People that know me know that I do whatever I can in order to avoid watching videos online if there’s any other way to get to the content. It may be that I’m too old-fashioned, or that I have low attention and prefer to use a media where I can quickly scroll up and down a paragraph, or that I feel the time between bits of content is just a useless transition or whatever…

But I bit. And I loved it.

A couple of days ago, OS News featured a post titled From the AT&T Archives: The UNIX Operating System. It links to a couple of videos in AT&T’s Youtube channel.

I watched AT&T Archives: The UNIX Operating System, an amazing historic evidence: A 27 minute long documentary produced in 1981 covering… What is Unix. Why Unix is so unique, useful and friendly.
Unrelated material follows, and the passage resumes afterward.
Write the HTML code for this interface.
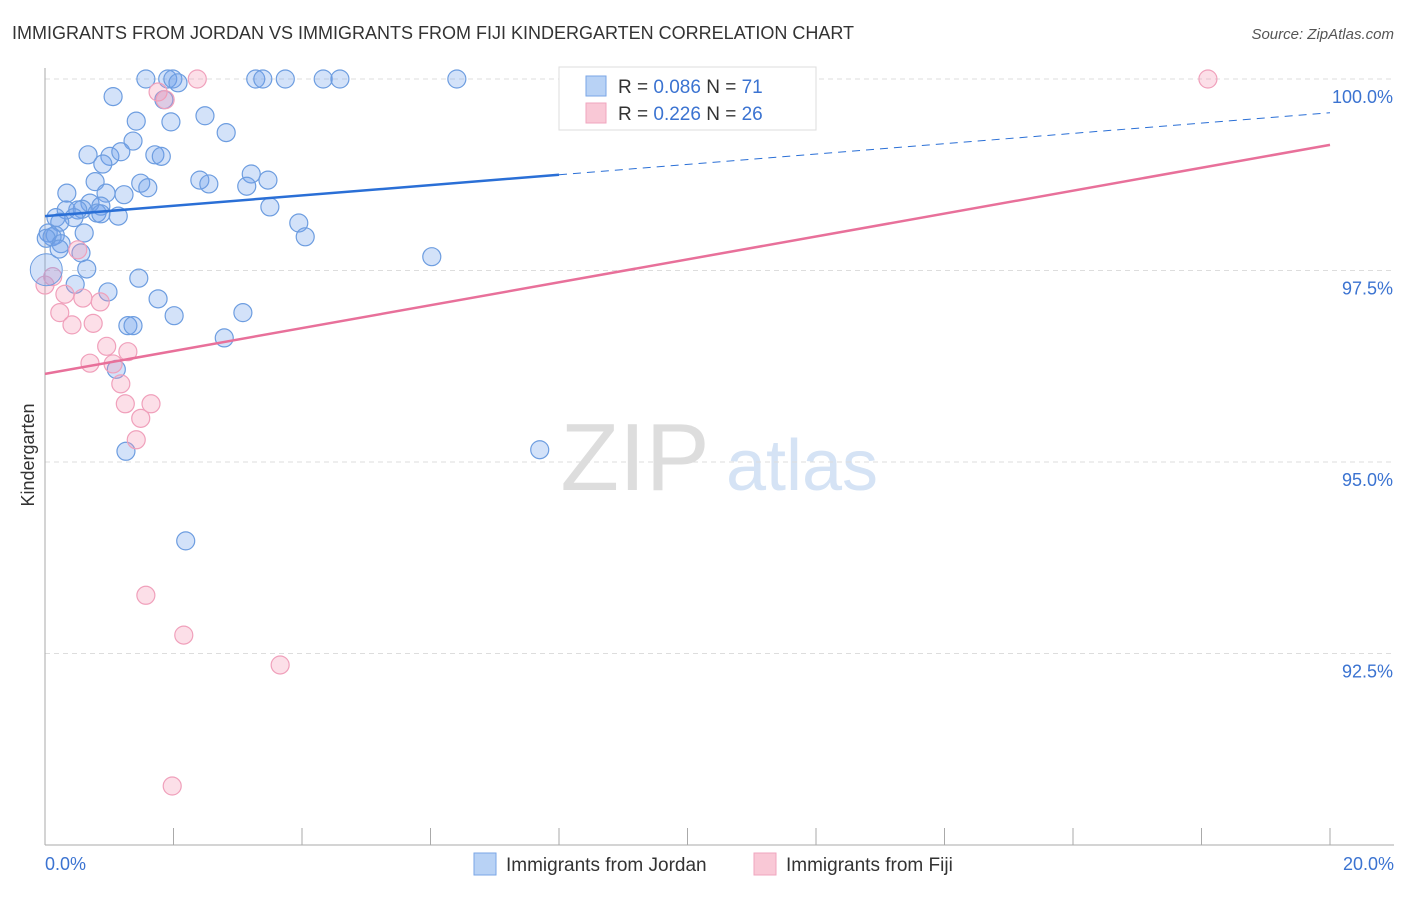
<!DOCTYPE html>
<html><head><meta charset="utf-8"><style>
body{margin:0;background:#fff;font-family:"Liberation Sans",sans-serif}
svg text{font-family:"Liberation Sans",sans-serif}
</style></head><body>
<svg width="1406" height="892" xmlns="http://www.w3.org/2000/svg">
<text x="12" y="39" font-size="18" fill="#333">IMMIGRANTS FROM JORDAN VS IMMIGRANTS FROM FIJI KINDERGARTEN CORRELATION CHART</text>
<text x="1394" y="39" font-size="15" fill="#555" font-style="italic" text-anchor="end">Source: ZipAtlas.com</text>
<g>
<text x="635" y="490" font-size="96" fill="#ddd" font-family="Liberation Serif" text-anchor="middle">ZIP</text>
<text x="802" y="490" font-size="72" fill="#d5e3f5" text-anchor="middle">atlas</text>
</g>
<g id="grid"></g>
<g id="axes"></g>
<g id="marks"></g>
<text x="34" y="455" font-size="18" fill="#333" text-anchor="middle" transform="rotate(-90 34 455)">Kindergarten</text>
<g>
<rect x="559" y="67" width="257" height="63" fill="#fff" stroke="#ddd"/>
<rect x="586" y="76" width="20" height="20" fill="#b8d2f5" stroke="#7aa6e6"/>
<rect x="586" y="103" width="20" height="20" fill="#f9c8d6" stroke="#f0a6bf"/>
<text x="618" y="93" font-size="19" fill="#333">R = <tspan fill="#3b73d1">0.086</tspan>   N = <tspan fill="#3b73d1">71</tspan></text>
<text x="618" y="120" font-size="19" fill="#333">R = <tspan fill="#3b73d1">0.226</tspan>   N = <tspan fill="#3b73d1">26</tspan></text>
</g>
<g>
<rect x="474" y="853" width="22" height="22" fill="#b8d2f5" stroke="#7aa6e6"/>
<text x="506" y="871" font-size="19" fill="#333">Immigrants from Jordan</text>
<rect x="754" y="853" width="22" height="22" fill="#f9c8d6" stroke="#f0a6bf"/>
<text x="786" y="871" font-size="19" fill="#333">Immigrants from Fiji</text>
</g>
</svg>
<script>
const jordanX=[1.57,1.91,1.99,2.07,3.28,3.39,3.74,4.33,4.59,6.41,1.06,1.85,1.42,1.96,2.49,2.82,1.37,0.67,1.01,1.18,1.71,1.81,0.90,3.21,3.47,2.41,2.55,3.14,1.49,1.60,0.78,0.34,0.95,1.23,0.70,0.87,0.58,0.33,0.51,0.81,0.87,1.14,0.17,0.45,0.23,3.50,3.95,4.05,0.61,0.05,0.16,0.11,0.02,0.25,0.22,0.56,0.65,1.46,0.47,0.98,1.76,2.01,3.08,1.29,1.37,2.79,1.11,6.02,1.26,7.70,2.19];
const jordanY=[100,100,100,99.95,100,100,100,100,100,100,99.77,99.73,99.45,99.44,99.52,99.30,99.19,99.01,98.99,99.05,99.01,98.99,98.89,98.76,98.68,98.68,98.63,98.60,98.64,98.58,98.66,98.51,98.51,98.49,98.38,98.34,98.30,98.29,98.29,98.25,98.24,98.21,98.19,98.19,98.13,98.33,98.12,97.94,97.99,97.99,97.96,97.94,97.92,97.85,97.78,97.73,97.52,97.40,97.32,97.22,97.13,96.91,96.95,96.78,96.78,96.62,96.21,97.68,95.14,95.16,93.97];
const fijiX=[2.37,18.10,1.76,1.87,0.12,0.00,0.31,0.59,0.86,0.23,0.42,0.75,0.96,1.29,0.70,1.06,1.18,1.25,1.65,1.49,1.42,1.57,2.16,3.66,1.98,0.51];
const fijiY=[100,100,99.83,99.73,97.42,97.31,97.19,97.14,97.09,96.95,96.79,96.81,96.51,96.44,96.29,96.28,96.02,95.76,95.76,95.57,95.29,93.26,92.74,92.35,90.77,97.77];
const jordanTrend=[98.21,99.56];
const fijiTrend=[96.15,99.14];
const yTicks=[100,97.5,95,92.5];
const yTickLabels=["100.0%","97.5%","95.0%","92.5%"];
const xEnds=["0.0%","20.0%"];
const NS="http://www.w3.org/2000/svg";
const sx=v=>45+v*64.25, sy=v=>79+(100-v)*76.6;
function mk(t,a,p){const e=document.createElementNS(NS,t);for(const k in a)e.setAttribute(k,a[k]);p.appendChild(e);return e;}
const grid=document.getElementById('grid'),axes=document.getElementById('axes'),marks=document.getElementById('marks');
yTicks.forEach((v,i)=>{
 const l=mk('line',{x1:45,x2:1394,y1:sy(v),y2:sy(v),stroke:'#ddd','stroke-dasharray':'5,4'},grid);
 
 
 const t=mk('text',{x:1393,y:sy(v)+24,'font-size':18,fill:'#3b73d1','text-anchor':'end'},axes);
 t.textContent=yTickLabels[i];
 
 
});
const ax=mk('line',{x1:45,x2:45,y1:68,y2:845,stroke:'#aaa'},axes);


const bx=mk('line',{x1:45,x2:1394,y1:845,y2:845,stroke:'#aaa'},axes);


for(let i=0;i<=10;i++){const tk=mk('line',{x1:sx(i*2),x2:sx(i*2),y1:828,y2:845,stroke:'#aaa'},axes);
 
 }
[[0,'start'],[20,'end']].forEach((d,i)=>{const t=mk('text',{x:i?1394:45,y:870,'font-size':18,fill:'#3b73d1','text-anchor':d[1]},axes);t.textContent=xEnds[i];
 
 });
function pts(X,Y,fill,stroke,name){X.forEach((x,i)=>{const c=mk('circle',{cx:sx(x),cy:sy(Y[i]),r:9,fill:fill,stroke:stroke,'stroke-width':1.2},marks);
 
 });}
pts(jordanX,jordanY,'rgba(110,160,235,0.3)','#6d9de0','jordan-point');
pts(fijiX,fijiY,'rgba(245,150,180,0.3)','#f0a0bb','fiji-point');
const big1=mk('circle',{cx:sx(0.02),cy:sy(97.51),r:16,fill:'rgba(110,160,235,0.3)',stroke:'#6d9de0'},marks);


const jy=x=>jordanTrend[0]+(jordanTrend[1]-jordanTrend[0])*x/20;
const l1=mk('line',{x1:sx(0),y1:sy(jy(0)),x2:sx(8),y2:sy(jy(8)),stroke:'#2a6fd6','stroke-width':2.5},marks);


const l2=mk('line',{x1:sx(8),y1:sy(jy(8)),x2:sx(20),y2:sy(jy(20)),stroke:'#2a6fd6','stroke-width':1,'stroke-dasharray':'8,6'},marks);


const l3=mk('line',{x1:sx(0),y1:sy(fijiTrend[0]),x2:sx(20),y2:sy(fijiTrend[1]),stroke:'#e8709a','stroke-width':2.5},marks);


</script>
</body></html>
What’s the big deal about it? That this document shows first-hand that we are not repeating myths we came up with along the way: The same principles of process composition, of simplicity and robustness, but spoken directly by many core actors of the era — Brian Kernighan (who drove a great deal of the technical explanation), Alfred Aho, Dennis Ritchie, Ken Thompson… And several more I didn’t actually catch the names of.

Of course, the video includes casual shots of life at AT&T, including lots of terminals (even some of which are quite similar to the first ones I used here in Mexico, of course), then-amazing color animation videos showing the state of the art of computer video 35 years ago…

A delightful way to lose half an hour of productivity. And a bit of material that will surely find its way into my classes for some future semester :)

[ps] Yes, I don’t watch videos in Youtube. I don’t want to enable its dirty Javascript. So, of course, I use the great Youtube-dl tool. I cannot share the video file itself here due to Youtube’s service terms, but Youtube-dl is legal and free.